Jerusalem: In the early hours of Saturday, following a grueling 20 hours of negotiations hundreds of hunger-striking Palestinian prisoners announced the suspension of their 40-day hunger strike that began on April 17.
As information about what was agreed to slowly filtered out, with the main humanitarian demand of two visits per month being clinched, prisoners’ families — who have been holding continuous protests in tents throughout the occupied territories — broke out in cheers and celebrations.
Israel prison service spokeswoman Nicole Englander also said the inmates declared an end to the strike Saturday morning. She said it came after Israel reached a deal with the Palestinian Authority and the Red Cross for prisoners to receive a second family visit each per month.
Hundreds of prisoners observed the strike they said was aimed at improving prison conditions.
The hunger strike had evolved into one of the longest such protests with this many participants since Israel’s 1967 capture of territories Palestinian seek for their state in the West Bank, east Jerusalem and the Gaza Strip.
Englander said 1,578 prisoners participated in the hunger strike overall and 834 ended their fast Saturday. She said 18 were being treated in hospitals.
Many Israelis view the prisoners as terrorists and have little sympathy for their demands. More than 6,000 Palestinians are currently in prison for offenses linked to the Israeli-Palestinian conflict, for charges ranging from stone-throwing to weapons possession and attacks that killed or wounded Israeli civilians and soldiers.
Palestinians rallied behind the hunger strikers as national heroes, relishing a rare break from deep divisions between two rival political groups, the Islamic militant group Hamas which runs Gaza and Fatah, the movement of Western-backed Palestinian President Mahmoud Abbas who administers autonomous enclaves in the Israeli-occupied West Bank, according to AP.

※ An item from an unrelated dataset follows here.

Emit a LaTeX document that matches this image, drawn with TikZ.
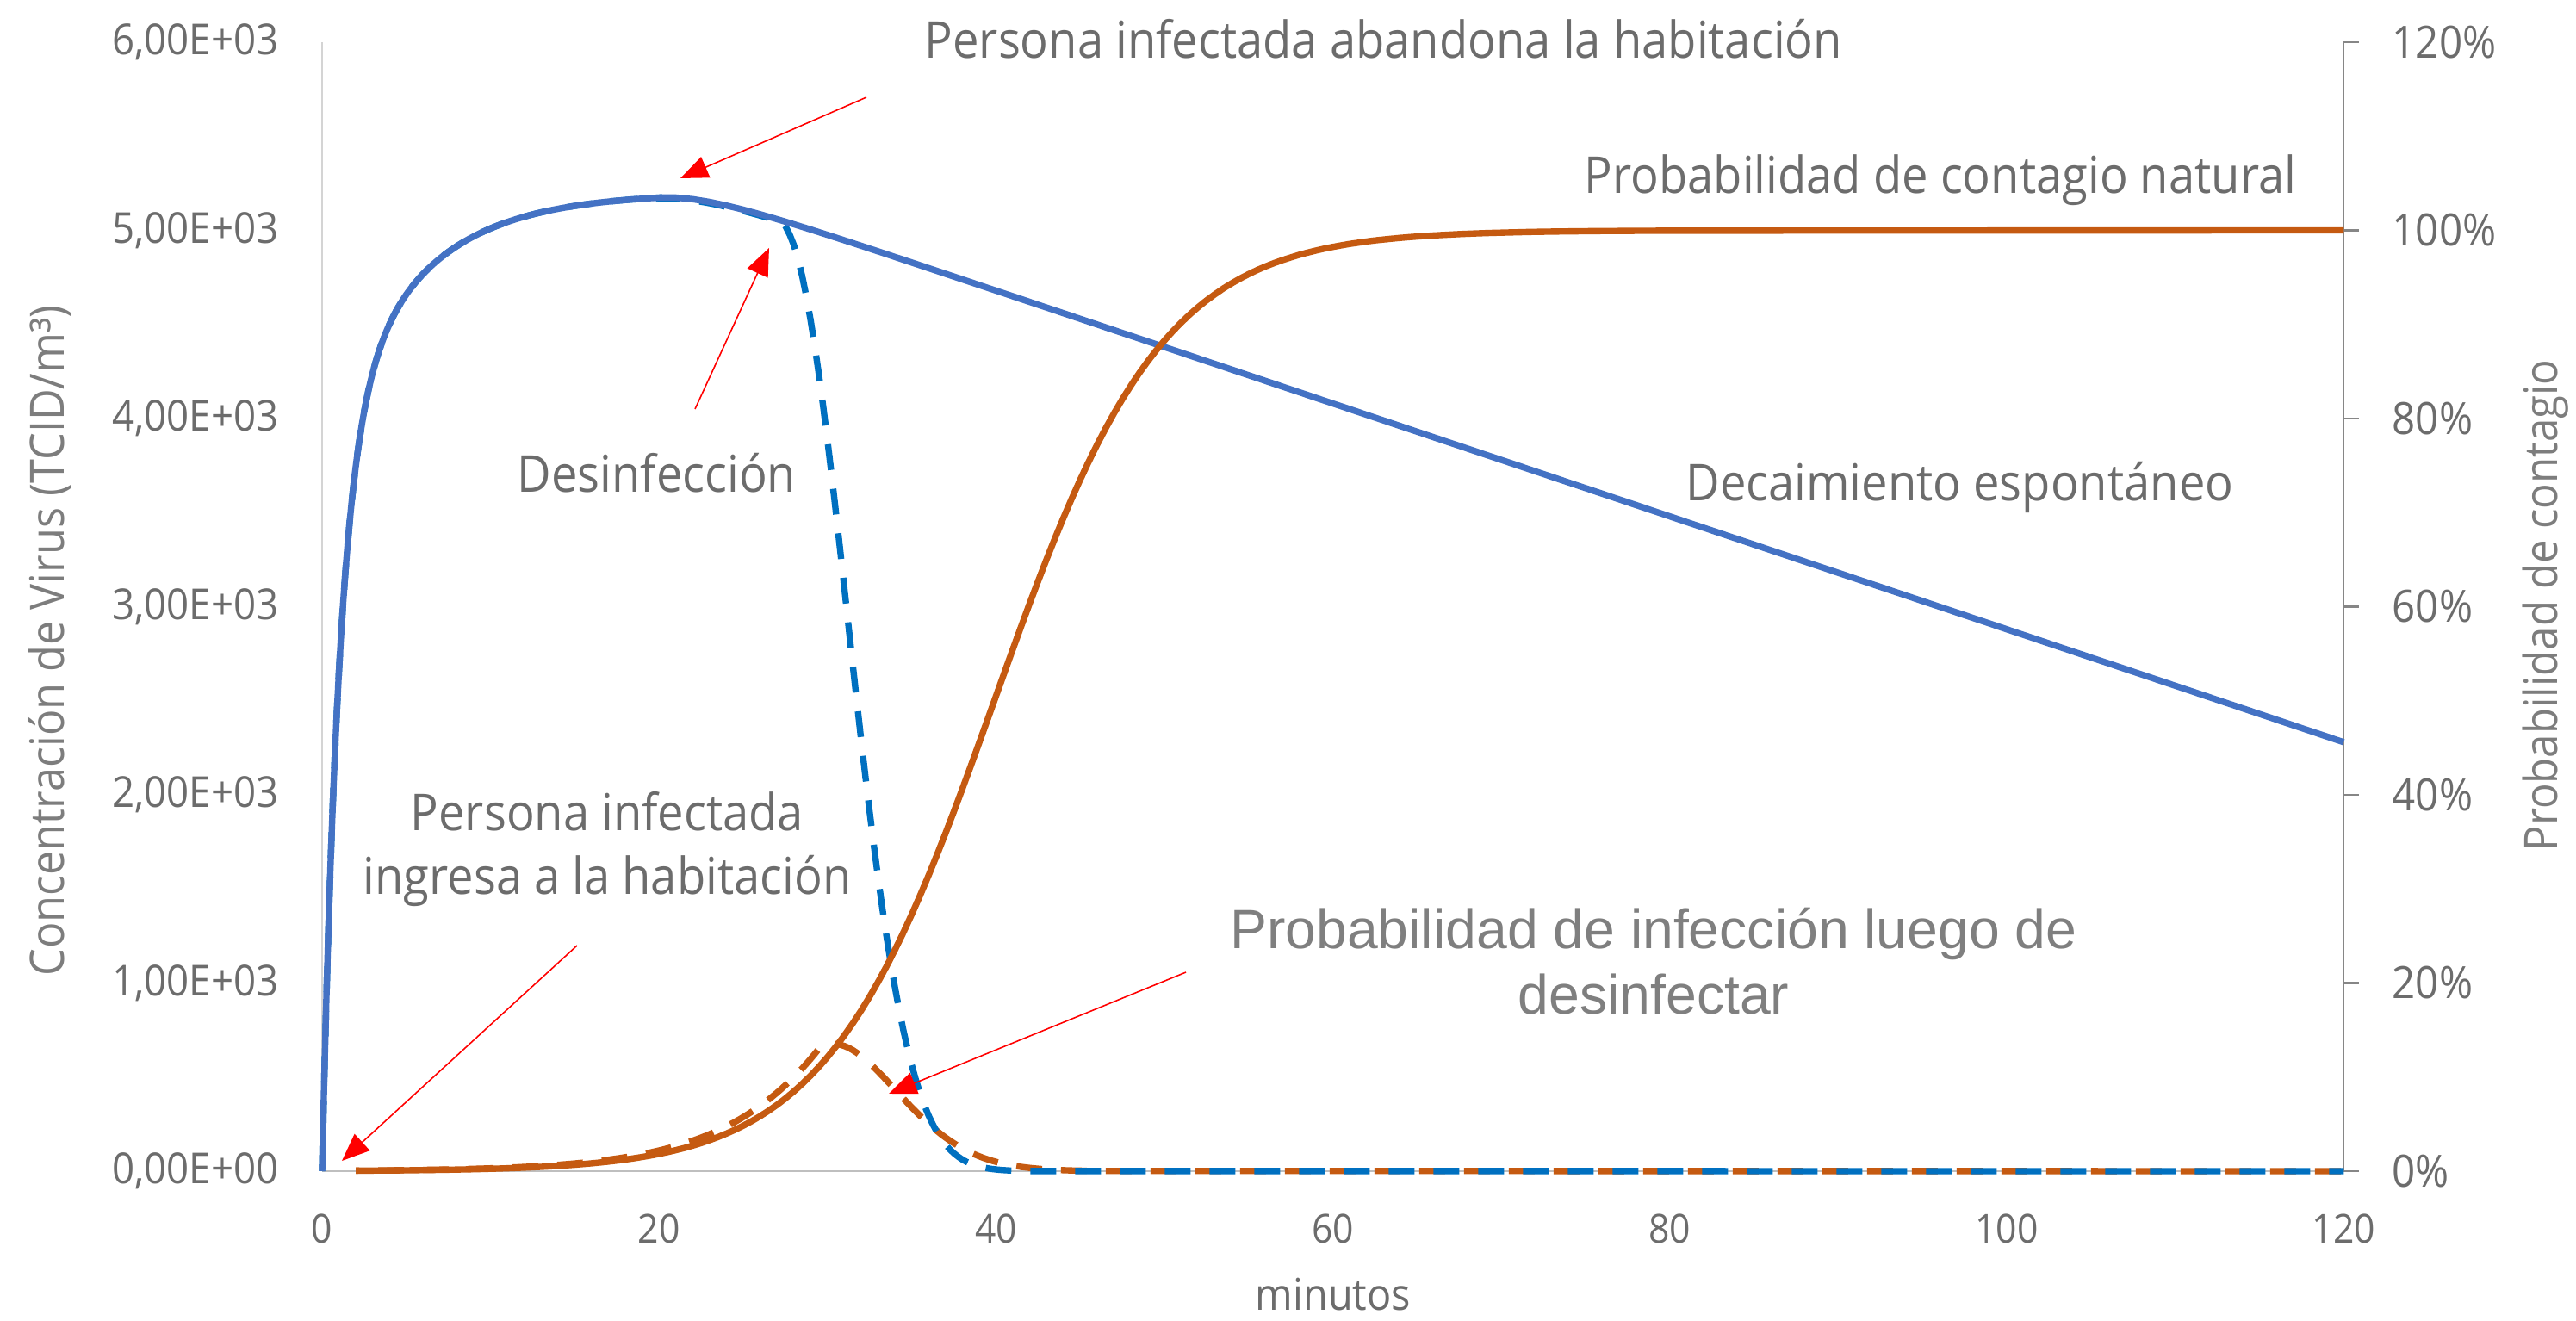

The prisoners’ success was the headline of the independent website Maan, which read: “The prisoners have won and have suspended their strike.”
Similarly, former Palestinian Prime Minister Salam Fayyad tweeted: “The prisoners won with their will and this is the forerunner for the victory of our people.” He followed his tweet with the now-popular hashtag #IndependenceAndDignity.
Palestinians hoped the protest will draw the attention of a seemingly distracted international community as the Israeli occupation hits the 50-year mark in early June.
Support for the prisoners is an emotional consensus issue; hundreds of thousands of Palestinians have been jailed by Israel at one time or another since 1967.
Israel’s public security minister, Gilad Erdan, alleged that the hunger strike was motivated by a power struggle in Abbas’ Fatah movement. He claimed that imprisoned strike organizer Marwan Barghouti cynically exploited his fellow prisoners to boost his standing in Fatah and secure his position as a possible successor to Abbas. Barghouti’s family has denied such claims.
Qadoura Fares, who runs the Prisoners’ Club advocacy group, said negotiations took place between Israel officials and a committee from the prisoners, including Marwan Barghouti. He said negotiations began on Friday and were the first since the strike began.
Barghouti is serving five life terms after being convicted by an Israeli court of directing two shooting attacks and a bombing that killed five people. In prison since 2002, he never mounted a defense, saying the court had no jurisdiction over him.
Earlier this month, Israel released footage it said shows Barghouti breaking his fast. Palestinians say the video is a fabrication.